Write out all the material exactly. Leave nothing out.

INFORMATION PROVIDED:
● ● ● ● ● ● ●

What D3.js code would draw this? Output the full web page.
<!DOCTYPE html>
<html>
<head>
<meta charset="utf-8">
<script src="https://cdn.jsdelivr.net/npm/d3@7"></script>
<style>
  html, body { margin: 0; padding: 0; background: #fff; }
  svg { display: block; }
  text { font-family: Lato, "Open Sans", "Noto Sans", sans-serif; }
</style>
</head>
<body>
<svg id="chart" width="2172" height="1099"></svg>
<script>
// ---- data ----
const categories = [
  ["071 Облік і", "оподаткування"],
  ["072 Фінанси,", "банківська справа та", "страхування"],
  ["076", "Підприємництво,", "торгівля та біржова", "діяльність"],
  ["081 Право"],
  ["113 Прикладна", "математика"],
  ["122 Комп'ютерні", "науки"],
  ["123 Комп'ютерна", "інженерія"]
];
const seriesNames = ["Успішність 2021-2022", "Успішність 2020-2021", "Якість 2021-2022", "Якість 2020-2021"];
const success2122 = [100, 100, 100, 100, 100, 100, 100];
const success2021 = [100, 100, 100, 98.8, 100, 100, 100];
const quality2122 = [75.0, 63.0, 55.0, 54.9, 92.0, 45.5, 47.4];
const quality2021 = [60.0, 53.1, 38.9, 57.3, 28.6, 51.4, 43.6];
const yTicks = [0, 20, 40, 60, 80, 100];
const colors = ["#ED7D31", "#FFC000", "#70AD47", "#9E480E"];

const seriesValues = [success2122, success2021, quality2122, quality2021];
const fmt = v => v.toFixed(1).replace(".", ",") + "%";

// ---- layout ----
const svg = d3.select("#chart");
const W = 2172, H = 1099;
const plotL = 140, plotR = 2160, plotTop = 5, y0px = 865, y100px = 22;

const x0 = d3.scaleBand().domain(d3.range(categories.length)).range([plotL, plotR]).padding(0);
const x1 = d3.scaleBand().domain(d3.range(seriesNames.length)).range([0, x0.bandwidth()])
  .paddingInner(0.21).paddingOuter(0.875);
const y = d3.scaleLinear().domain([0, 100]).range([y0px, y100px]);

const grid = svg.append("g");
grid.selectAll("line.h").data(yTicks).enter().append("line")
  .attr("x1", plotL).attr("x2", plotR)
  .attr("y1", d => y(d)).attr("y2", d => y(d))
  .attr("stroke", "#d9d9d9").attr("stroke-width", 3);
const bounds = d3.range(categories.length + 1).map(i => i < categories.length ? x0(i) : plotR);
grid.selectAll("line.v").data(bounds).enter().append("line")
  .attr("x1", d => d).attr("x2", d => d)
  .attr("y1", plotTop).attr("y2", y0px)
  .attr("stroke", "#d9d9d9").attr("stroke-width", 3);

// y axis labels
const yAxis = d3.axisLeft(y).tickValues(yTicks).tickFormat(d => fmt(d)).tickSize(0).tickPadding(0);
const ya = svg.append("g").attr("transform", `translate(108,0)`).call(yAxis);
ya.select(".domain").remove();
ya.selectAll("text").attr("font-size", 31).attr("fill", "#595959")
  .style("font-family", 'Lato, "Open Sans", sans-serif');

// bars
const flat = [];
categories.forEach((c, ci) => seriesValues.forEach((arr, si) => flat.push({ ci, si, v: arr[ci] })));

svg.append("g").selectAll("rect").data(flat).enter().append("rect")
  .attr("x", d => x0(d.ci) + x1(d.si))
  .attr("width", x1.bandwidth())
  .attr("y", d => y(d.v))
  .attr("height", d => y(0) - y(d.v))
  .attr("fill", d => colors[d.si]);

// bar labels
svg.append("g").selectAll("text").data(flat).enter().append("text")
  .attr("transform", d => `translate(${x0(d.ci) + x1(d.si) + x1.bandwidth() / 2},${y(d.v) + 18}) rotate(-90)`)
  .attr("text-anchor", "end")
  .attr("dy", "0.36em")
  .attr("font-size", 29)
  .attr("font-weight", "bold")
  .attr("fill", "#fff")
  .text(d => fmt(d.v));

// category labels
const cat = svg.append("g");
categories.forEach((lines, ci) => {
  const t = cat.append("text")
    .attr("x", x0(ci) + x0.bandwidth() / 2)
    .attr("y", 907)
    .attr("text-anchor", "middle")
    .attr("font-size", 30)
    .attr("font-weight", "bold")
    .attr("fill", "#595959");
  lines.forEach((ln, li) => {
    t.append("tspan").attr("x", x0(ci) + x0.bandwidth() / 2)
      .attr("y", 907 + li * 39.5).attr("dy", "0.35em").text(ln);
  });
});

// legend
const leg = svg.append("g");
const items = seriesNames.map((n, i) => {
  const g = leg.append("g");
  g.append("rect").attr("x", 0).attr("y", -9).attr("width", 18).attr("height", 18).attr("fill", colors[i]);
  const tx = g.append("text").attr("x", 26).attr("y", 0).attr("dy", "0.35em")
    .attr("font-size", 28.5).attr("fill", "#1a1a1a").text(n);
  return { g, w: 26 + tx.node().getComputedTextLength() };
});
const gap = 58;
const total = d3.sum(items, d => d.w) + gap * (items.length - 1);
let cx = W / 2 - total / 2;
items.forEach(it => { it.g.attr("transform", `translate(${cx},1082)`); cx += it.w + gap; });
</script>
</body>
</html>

● ● ● ● ● ● ●

COMPLETE ANSWER:
What D3.js code would draw this? Output the full web page.
<!DOCTYPE html>
<html>
<head>
<meta charset="utf-8">
<script src="https://cdn.jsdelivr.net/npm/d3@7"></script>
<style>
  html, body { margin: 0; padding: 0; background: #fff; }
  svg { display: block; }
  text { font-family: Lato, "Open Sans", "Noto Sans", sans-serif; }
</style>
</head>
<body>
<svg id="chart" width="2172" height="1099"></svg>
<script>
// ---- data ----
const categories = [
  ["071 Облік і", "оподаткування"],
  ["072 Фінанси,", "банківська справа та", "страхування"],
  ["076", "Підприємництво,", "торгівля та біржова", "діяльність"],
  ["081 Право"],
  ["113 Прикладна", "математика"],
  ["122 Комп'ютерні", "науки"],
  ["123 Комп'ютерна", "інженерія"]
];
const seriesNames = ["Успішність 2021-2022", "Успішність 2020-2021", "Якість 2021-2022", "Якість 2020-2021"];
const success2122 = [100, 100, 100, 100, 100, 100, 100];
const success2021 = [100, 100, 100, 98.8, 100, 100, 100];
const quality2122 = [75.0, 63.0, 55.0, 54.9, 92.0, 45.5, 47.4];
const quality2021 = [60.0, 53.1, 38.9, 57.3, 28.6, 51.4, 43.6];
const yTicks = [0, 20, 40, 60, 80, 100];
const colors = ["#ED7D31", "#FFC000", "#70AD47", "#9E480E"];

const seriesValues = [success2122, success2021, quality2122, quality2021];
const fmt = v => v.toFixed(1).replace(".", ",") + "%";

// ---- layout ----
const svg = d3.select("#chart");
const W = 2172, H = 1099;
const plotL = 140, plotR = 2160, plotTop = 5, y0px = 865, y100px = 22;

const x0 = d3.scaleBand().domain(d3.range(categories.length)).range([plotL, plotR]).padding(0);
const x1 = d3.scaleBand().domain(d3.range(seriesNames.length)).range([0, x0.bandwidth()])
  .paddingInner(0.21).paddingOuter(0.875);
const y = d3.scaleLinear().domain([0, 100]).range([y0px, y100px]);

const grid = svg.append("g");
grid.selectAll("line.h").data(yTicks).enter().append("line")
  .attr("x1", plotL).attr("x2", plotR)
  .attr("y1", d => y(d)).attr("y2", d => y(d))
  .attr("stroke", "#d9d9d9").attr("stroke-width", 3);
const bounds = d3.range(categories.length + 1).map(i => i < categories.length ? x0(i) : plotR);
grid.selectAll("line.v").data(bounds).enter().append("line")
  .attr("x1", d => d).attr("x2", d => d)
  .attr("y1", plotTop).attr("y2", y0px)
  .attr("stroke", "#d9d9d9").attr("stroke-width", 3);

// y axis labels
const yAxis = d3.axisLeft(y).tickValues(yTicks).tickFormat(d => fmt(d)).tickSize(0).tickPadding(0);
const ya = svg.append("g").attr("transform", `translate(108,0)`).call(yAxis);
ya.select(".domain").remove();
ya.selectAll("text").attr("font-size", 31).attr("fill", "#595959")
  .style("font-family", 'Lato, "Open Sans", sans-serif');

// bars
const flat = [];
categories.forEach((c, ci) => seriesValues.forEach((arr, si) => flat.push({ ci, si, v: arr[ci] })));

svg.append("g").selectAll("rect").data(flat).enter().append("rect")
  .attr("x", d => x0(d.ci) + x1(d.si))
  .attr("width", x1.bandwidth())
  .attr("y", d => y(d.v))
  .attr("height", d => y(0) - y(d.v))
  .attr("fill", d => colors[d.si]);

// bar labels
svg.append("g").selectAll("text").data(flat).enter().append("text")
  .attr("transform", d => `translate(${x0(d.ci) + x1(d.si) + x1.bandwidth() / 2},${y(d.v) + 18}) rotate(-90)`)
  .attr("text-anchor", "end")
  .attr("dy", "0.36em")
  .attr("font-size", 29)
  .attr("font-weight", "bold")
  .attr("fill", "#fff")
  .text(d => fmt(d.v));

// category labels
const cat = svg.append("g");
categories.forEach((lines, ci) => {
  const t = cat.append("text")
    .attr("x", x0(ci) + x0.bandwidth() / 2)
    .attr("y", 907)
    .attr("text-anchor", "middle")
    .attr("font-size", 30)
    .attr("font-weight", "bold")
    .attr("fill", "#595959");
  lines.forEach((ln, li) => {
    t.append("tspan").attr("x", x0(ci) + x0.bandwidth() / 2)
      .attr("y", 907 + li * 39.5).attr("dy", "0.35em").text(ln);
  });
});

// legend
const leg = svg.append("g");
const items = seriesNames.map((n, i) => {
  const g = leg.append("g");
  g.append("rect").attr("x", 0).attr("y", -9).attr("width", 18).attr("height", 18).attr("fill", colors[i]);
  const tx = g.append("text").attr("x", 26).attr("y", 0).attr("dy", "0.35em")
    .attr("font-size", 28.5).attr("fill", "#1a1a1a").text(n);
  return { g, w: 26 + tx.node().getComputedTextLength() };
});
const gap = 58;
const total = d3.sum(items, d => d.w) + gap * (items.length - 1);
let cx = W / 2 - total / 2;
items.forEach(it => { it.g.attr("transform", `translate(${cx},1082)`); cx += it.w + gap; });
</script>
</body>
</html>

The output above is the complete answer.